Although our Sun is a solitary star, many stars that are like it have more company. A large number of Sun-like stars inhabit binary systems where they are situated very close to a neighboring sister star. The sister star may remain among the stellar «living», long after the progenitor of its white dwarf companion has «died». The white dwarf, in this case, may take a sinister turn–as one did in the case of Kepler’s supernova–and relentlessly and mercilessly swallow star-stuff stolen from its still-«living» sister star. The white dwarf may continue to gulp down more and more of its victim’s gases until, at last, it can swallow no more. The wicked white dwarf finally devours all it can of its stellar sister’s nourishing gases–but the hideous feast backfires on the white dwarf. The white dwarf finally gulps down so much of its sister star’s material that it attains «critical mass» and blows itself up in a supernova blast–just like its more massive stellar kin. The white dwarf pays for its mischief, meeting its doom as one of that special class of supernova called a Type Ia.
Kepler’s Older Cousin
SST’s new observations, described in the study, have now revealed a second case of a supernova relic resembling Kepler’s. Dubbed N103B, the approximately 1,000 year-old relic of a stellar blast resides about 160,000 light-years away in the neighboring Large Magellanic Cloud, which is a small satellite galaxy of our large barred-spiral Milky Way.

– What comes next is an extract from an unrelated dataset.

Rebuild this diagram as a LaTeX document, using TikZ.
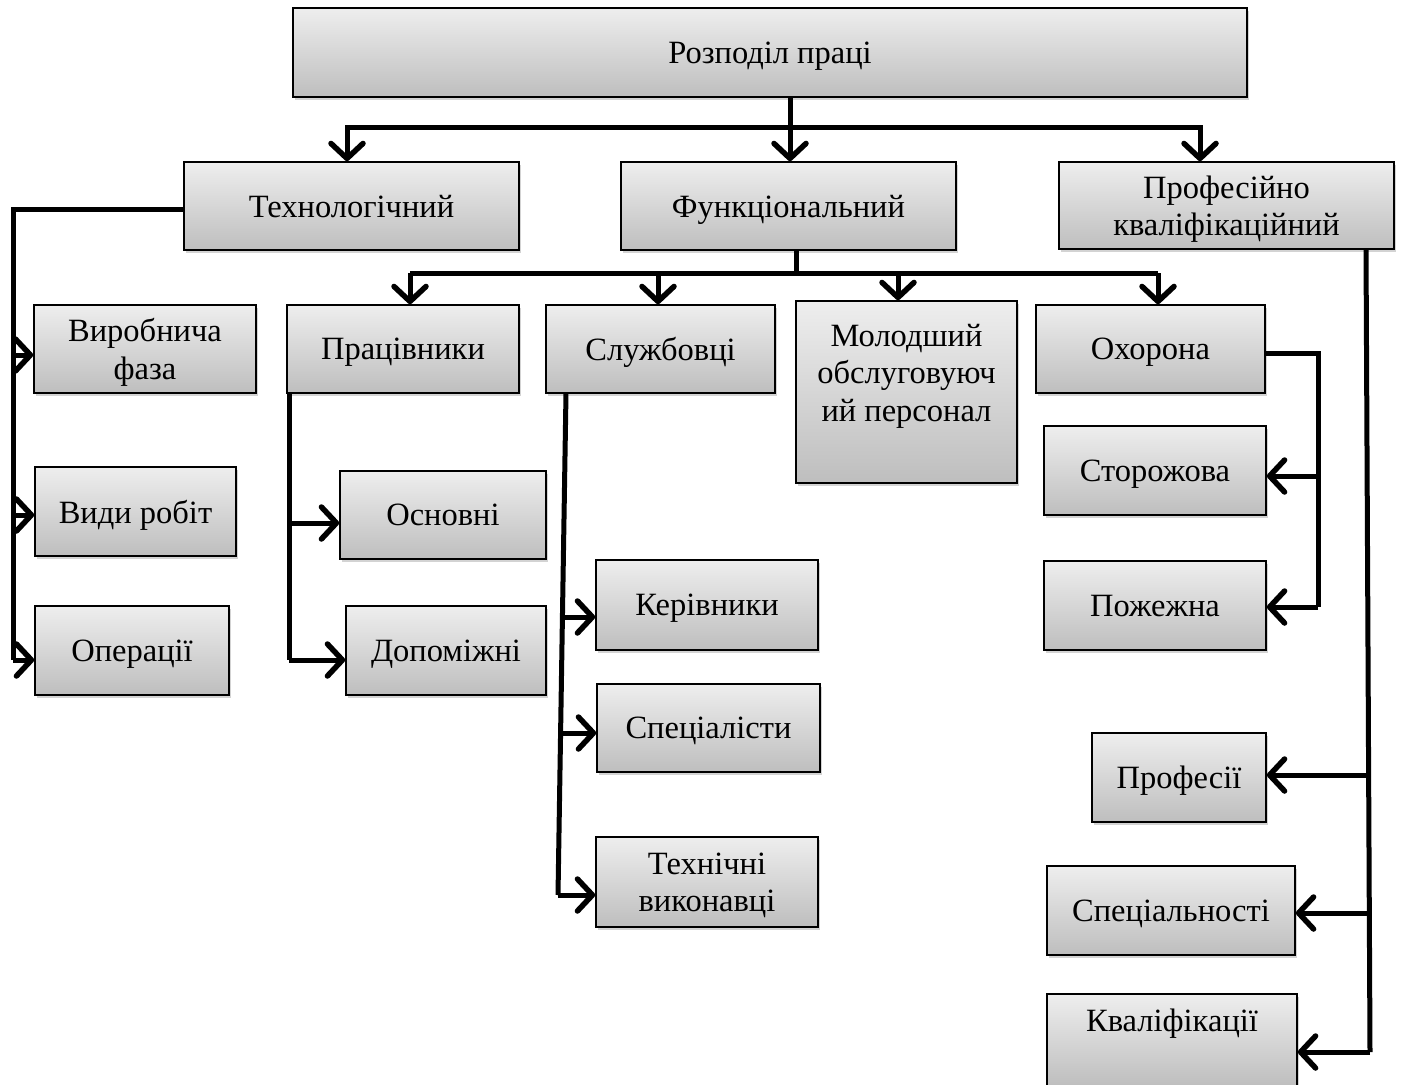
\documentclass[tikz,border=0pt]{standalone}
\usepackage{fontspec}
\setmainfont{Liberation Serif}
\usetikzlibrary{arrows.meta,shadows}
\begin{document}
\begin{tikzpicture}[x=1pt,y=-1pt,
  bx/.style={draw=black,line width=1.6pt,
    top color={rgb,255:red,238;green,238;blue,238},
    bottom color={rgb,255:red,190;green,190;blue,190},
    drop shadow={shadow xshift=2pt,shadow yshift=-3pt,opacity=0.35},
    inner sep=2pt,align=center,text depth=0pt,font=\fontsize{32.5}{37.5}\selectfont},
  txt/.style={inner sep=0pt,align=center,font=\fontsize{32.5}{37.5}\selectfont},
  ln/.style={line width=5pt,line join=miter},
  arr/.style={line width=5pt,-{Straight Barb[length=15pt,width=32pt,line width=5.5pt,round]}}]
\useasboundingbox (0,0) rectangle (1402,1084);
% boxes
\node[bx,minimum width=954pt,minimum height=89pt] (top) at (770,52.5) {Розподіл праці};
\node[bx,minimum width=335pt,minimum height=88pt] (tech) at (351.5,206) {Технологічний};
\node[bx,minimum width=335pt,minimum height=88pt] (func) at (788.5,206) {Функціональний};
\node[bx,minimum width=335pt,minimum height=87pt] (prof) at (1226.5,205.5) {Професійно\\кваліфікаційний};
\node[bx,minimum width=222pt,minimum height=88pt] (vyr) at (145,349) {Виробнича\\фаза};
\node[bx,minimum width=232pt,minimum height=88pt] (prac) at (403,349) {Працівники};
\node[bx,minimum width=229pt,minimum height=88pt] (sluzh) at (660.5,349) {Службовці};
\node[bx,minimum width=221pt,minimum height=182pt] (mol) at (906.5,392) {};
\node[txt] (molt) at (906.5,376) {Молодший\\обслуговуюч\\ий персонал};
\node[bx,minimum width=229pt,minimum height=88pt] (okh) at (1150.5,349) {Охорона};
\node[bx,minimum width=222pt,minimum height=89pt] (stor) at (1155,470.5) {Сторожова};
\node[bx,minimum width=222pt,minimum height=89pt] (pozh) at (1155,605.5) {Пожежна};
\node[bx,minimum width=201pt,minimum height=89pt] (vyd) at (135.5,511.5) {Види робіт};
\node[bx,minimum width=206pt,minimum height=88pt] (osn) at (443,515) {Основні};
\node[bx,minimum width=194pt,minimum height=89pt] (oper) at (132,650.5) {Операції};
\node[bx,minimum width=200pt,minimum height=89pt] (dop) at (446,650.5) {Допоміжні};
\node[bx,minimum width=222pt,minimum height=90pt] (ker) at (707,605) {Керівники};
\node[bx,minimum width=223pt,minimum height=88pt] (spec) at (708.5,728) {Спеціалісти};
\node[bx,minimum width=222pt,minimum height=90pt] (tekh) at (707,882) {Технічні\\виконавці};
\node[bx,minimum width=174pt,minimum height=89pt] (profes) at (1179,777.5) {Професії};
\node[bx,minimum width=248pt,minimum height=89pt] (specn) at (1171,910.5) {Спеціальності};
\node[bx,minimum width=250pt,minimum height=92pt] (kval) at (1172,1040) {};
\node[txt] (kvalt) at (1172,1024) {Кваліфікації};
% top level
\coordinate (j1) at (790,127);
\draw[arr] (top.south -| j1) -- (func.north -| j1);
\draw[arr] (j1) -| ([xshift=-4.5pt]tech.north);
\draw[arr] (j1) -| ([xshift=-26.5pt]prof.north);
% technological
\coordinate (t0) at (13,209);
\draw[ln] ([yshift=-3pt]tech.west) -- (t0) -- ([yshift=-9.5pt]oper.west -| t0);
\draw[arr] ([yshift=-6pt]vyr.west -| t0) -- ([yshift=-6pt]vyr.west);
\draw[arr] ([yshift=-3.5pt]vyd.west -| t0) -- ([yshift=-3.5pt]vyd.west);
\draw[arr] ([yshift=-9.5pt]oper.west -| t0) -- ([yshift=-9.5pt]oper.west);
% functional
\coordinate (f0) at (796,273);
\draw[ln] (func.south -| f0) -- (f0);
\draw[ln] ([xshift=7pt]prac.north |- f0) -- ([xshift=7.5pt]okh.north |- f0);
\draw[arr] ([xshift=7pt]prac.north |- f0) -- ([xshift=7pt]prac.north);
\draw[arr] ([xshift=-2.5pt]sluzh.north |- f0) -- ([xshift=-2.5pt]sluzh.north);
\draw[arr] ([xshift=-8.5pt]mol.north |- f0) -- ([xshift=-8.5pt]mol.north);
\draw[arr] ([xshift=7.5pt]okh.north |- f0) -- ([xshift=7.5pt]okh.north);
% pracivnyky
\coordinate (p0) at (289,393);
\draw[ln] (prac.south -| p0) -- ([yshift=-9.5pt]dop.west -| p0);
\draw[arr] ([yshift=-8pt]osn.west -| p0) -- ([yshift=-8pt]osn.west);
\draw[arr] ([yshift=-9.5pt]dop.west -| p0) -- ([yshift=-9.5pt]dop.west);
% sluzhbovci
\coordinate (s0) at (566,393);
\coordinate (s1) at (558,895);
\coordinate (sa) at (562.4,617);
\coordinate (sb) at (560.6,733);
\draw[ln] (s0) -- (s1);
\draw[arr] (sa) -- (ker.west |- sa);
\draw[arr] (sb) -- (spec.west |- sb);
\draw[arr] (s1) -- (tekh.west |- s1);
% okhorona
\coordinate (o0) at (1318,353);
\draw[ln] ([yshift=-4pt]okh.east) -- (o0) -- ([yshift=-1.5pt]pozh.east -| o0);
\draw[arr] ([yshift=-5.5pt]stor.east -| o0) -- ([yshift=-5.5pt]stor.east);
\draw[arr] ([yshift=-1.5pt]pozh.east -| o0) -- ([yshift=-1.5pt]pozh.east);
% profesiino
\coordinate (q0) at (1366,249);
\coordinate (q1) at (1370,1052);
\coordinate (qa) at (1368.6,775);
\coordinate (qb) at (1369.3,913);
\draw[ln] (q0) -- (q1);
\draw[arr] (qa) -- (profes.east |- qa);
\draw[arr] (qb) -- (specn.east |- qb);
\draw[arr] (q1) -- (kval.east |- q1);
\end{tikzpicture}
\end{document}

«It’s like Kepler’s older cousin,» Dr. Williams commented in the June 4, 2014 JPL Press Release. He further explained that N103B, though somewhat older than Kepler’s supernova remnant, also swims in a pool of dust and gas that is believed to have been hurled out by an older sister star. «The region around the remnant is extraordinarily dense,» he added. However, unlike Kepler’s supernova remnant, there are no historical sightings of the stellar blast that gave birth to N103B that were ever recorded.

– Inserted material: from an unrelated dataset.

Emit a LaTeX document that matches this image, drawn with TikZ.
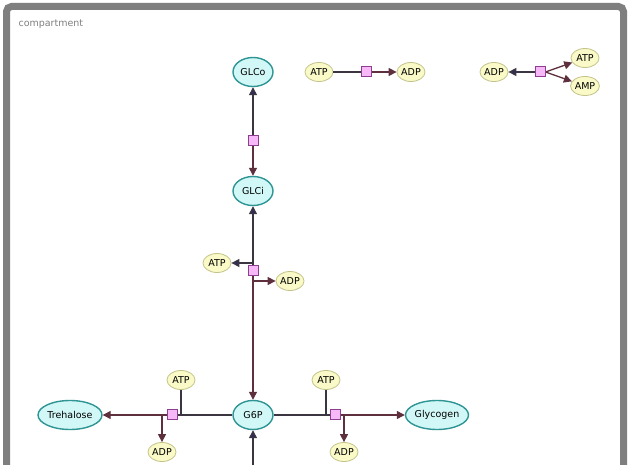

Both the Kepler and the N103B supernovae are believed to have occurred this way: an elderly star is in orbit around its sister–which is a white dwarf. As the elderly star sheds its gases into Space–in a way that is typical for aging stars–some of its ejected material somersaults onto the companion white dwarf. This results in the white dwarf gaining quite a bit of weight, and it eventually builds up enough mass to become unstable and blow itself up into oblivion.
According to the team of astronomers, this scenario may be an unusual occurrence. While the pairing of white dwarfs and red giant companions was believed to underlie literally all Type Ia supernovae as recently as about ten years ago, astronomers now think that collisions between two white dwarfs are the most frequent triggers. The new SST study reveals the complexity of these enormous and beautiful blasts–as well as the variety of triggers that light their fires. The case of what makes a stellar corpse blow up is still very much an unsolved mystery!